Maya Erskine, who was Emmy-nominated for her portrayal of Jane Smith in Prime Video‘s “Mr. & Mrs. Smith,” sat down with Variety’s Angelique Jackson at an FYC event to talk about forming a bond with her co-star Donald Glover, preparing for the physicality the role required and what drew her to Jane as an outsider character.
A vital element of the show’s success and 16 Emmy nominations was Erskine and Glover’s on-screen chemistry. Yet the two didn’t have a single chemistry read before being cast together.
“Basically he talked to me on FaceTime three times and I had no idea what he was talking to me about,” Erskine recalled. “He wasn’t making it clear to me, wasn’t talking to me. He wanted to know my vibe and that was sort of his way of assessing if we had chemistry or something there.”

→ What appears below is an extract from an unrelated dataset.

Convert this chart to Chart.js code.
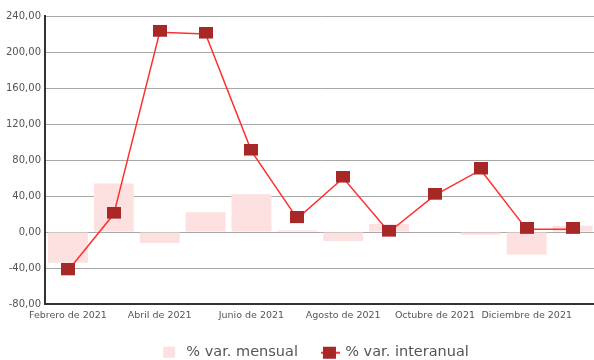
<!DOCTYPE html>
<html>
<head>
<meta charset="utf-8">
<script src="https://cdn.jsdelivr.net/npm/chart.js@4.4.1/dist/chart.umd.min.js"></script>
<style>
html,body{margin:0;padding:0;background:#fff;overflow:hidden;}
#wrap{width:604px;height:360px;position:relative;}
</style>
</head>
<body>
<div id="wrap"><canvas id="c"></canvas></div>
<script>
const categories = ["Febrero de 2021","Marzo de 2021","Abril de 2021","Mayo de 2021","Junio de 2021","Julio de 2021","Agosto de 2021","Septiembre de 2021","Octubre de 2021","Noviembre de 2021","Diciembre de 2021","Enero de 2022"];
const varMensual = [-34, 54, -12, 22, 42, 2, -10, 9, -0.5, -3, -25, 7];
const varInteranual = [-43, 20, 222, 220, 90, 15, 60, 0, 41, 69, 3, 3];
const seriesNames = ["% var. mensual", "% var. interanual"];

const BAR_COLOR = '#fde0e0';
const LINE_COLOR = '#ff3030';
const MARK_COLOR = '#a82828';

// square marker image (drawn slightly above its anchor, as in the reference)
const marker = document.createElement('canvas');
marker.width = 14; marker.height = 15;
(function(){ const g = marker.getContext('2d'); g.fillStyle = MARK_COLOR; g.fillRect(0, 0, 14, 12); })();

const LEGEND_DX = 13;
const LEGEND_DY = -7;
const legendPlugin = {
  id: 'legendFix',
  afterLayout(chart) {
    const lg = chart.legend;
    if (!lg) return;
    lg.left += LEGEND_DX;
    lg.right += LEGEND_DX;
    lg.top += LEGEND_DY;
    lg.bottom += LEGEND_DY;
  },
  afterDraw(chart) {
    const lg = chart.legend;
    if (!lg || !lg.legendHitBoxes || lg.legendHitBoxes.length < 2) return;
    const ctx = chart.ctx;
    const b0 = lg.legendHitBoxes[0];
    const b1 = lg.legendHitBoxes[1];
    const c0 = b0.top + b0.height / 2;
    const c1 = b1.top + b1.height / 2;
    ctx.save();
    ctx.fillStyle = BAR_COLOR;
    ctx.fillRect(b0.left, c0 - 5, 12, 11);
    ctx.strokeStyle = LINE_COLOR;
    ctx.lineWidth = 2;
    ctx.beginPath();
    ctx.moveTo(b1.left - 1, c1 + 1);
    ctx.lineTo(b1.left + 18, c1 + 1);
    ctx.stroke();
    ctx.fillStyle = MARK_COLOR;
    ctx.fillRect(b1.left + 1, c1 - 5, 13, 12);
    ctx.restore();
  }
};

new Chart(document.getElementById('c'), {
  data: {
    labels: categories,
    datasets: [
      {
        type: 'line',
        label: seriesNames[1],
        data: varInteranual,
        borderColor: LINE_COLOR,
        borderWidth: 1.5,
        backgroundColor: MARK_COLOR,
        pointStyle: marker,
        pointRadius: 7,
        pointHoverRadius: 7,
        tension: 0,
        order: 0
      },
      {
        type: 'bar',
        label: seriesNames[0],
        data: varMensual,
        backgroundColor: BAR_COLOR,
        borderWidth: 0,
        categoryPercentage: 1,
        barPercentage: 0.87,
        order: 1
      }
    ]
  },
  plugins: [legendPlugin],
  options: {
    responsive: true,
    maintainAspectRatio: false,
    animation: false,
    layout: { padding: { top: 16, right: 0, left: 2, bottom: -16 } },
    plugins: {
      tooltip: { enabled: false },
      legend: {
        position: 'bottom',
        labels: {
          color: '#555',
          font: { family: 'DejaVu Sans', size: 14.5 },
          boxWidth: 16,
          boxHeight: 12,
          padding: 24,
          generateLabels(chart) {
            return [
              { text: seriesNames[0], fillStyle: 'rgba(0,0,0,0)', strokeStyle: 'rgba(0,0,0,0)', lineWidth: 0, fontColor: '#555', datasetIndex: 1 },
              { text: seriesNames[1], fillStyle: 'rgba(0,0,0,0)', strokeStyle: 'rgba(0,0,0,0)', lineWidth: 0, fontColor: '#555', datasetIndex: 0 }
            ];
          }
        }
      }
    },
    scales: {
      x: {
        offset: true,
        grid: { display: false, drawTicks: false },
        border: { color: '#333', width: 2 },
        ticks: {
          autoSkip: false,
          maxRotation: 0,
          color: '#555',
          font: { family: 'DejaVu Sans', size: 9.5 },
          padding: 6,
          callback(v, i) { return i % 2 === 0 ? categories[i] : ''; }
        }
      },
      y: {
        min: -80,
        max: 240,
        grid: { color: '#a8a8a8', lineWidth: 1, drawTicks: false },
        border: { color: '#333', width: 2 },
        ticks: {
          stepSize: 40,
          color: '#555',
          font: { family: 'DejaVu Sans', size: 10 },
          padding: 4,
          callback(v) { return v.toFixed(2).replace('.', ','); }
        }
      }
    }
  }
});
</script>
</body>
</html>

What ultimately drew Erskine to playing Jane Smith and saying yes to the show was the central theme of arranged marriage.
Erskine described the pitch: “It was this take on marriage with the spy backdrop so you’re getting these grand, Bond moments but then it’s all these nuanced parts of a relationship. That was really exciting to me to see that pairing because I’ve never seen that before. With Jane especially, I identified with someone who feels like such an outsider in life, never quite fitting in and looking for her identity to be solidified in this world. I think that’s something we can all relate to.”
But of course, like previous takes on the “Mr. & Mrs. Smith” story, the show offers plenty of action sequences. Erskine trained for several months to feel confident in the physicality of playing Jane and performing stunts.
Erskine said: “I was not a gym person when I started this and I had to become one. I had also just given birth. Donald [Glover] kept asking, ‘Are you sure you want this?’ He kept asking because he was like, ‘It’s going to be a lot.’ And it was.”
Erskine jokingly described how in the first episode, she faked the action by doing the “Tom Cruise run” that she was taught.
“Which makes it seem like you’re actually running fast when you’re not,” Erskine explained. “Then I started to run more and more. I got a little better by the eighth episode. We were running all over New York and the stairs … You learn fast from that.”
Another crucial element of figuring out Jane’s character was her wardrobe.
“Sometimes we veered on too masculine or too feminine,” Erskine said. “We were trying to find this rich version of what Jane herself would wear, which is interesting because you would walk into this company [that] knows exactly what you would want to buy if you had the money so they all have those clothes for you … figuring out what that was exactly was a pretty big challenge.”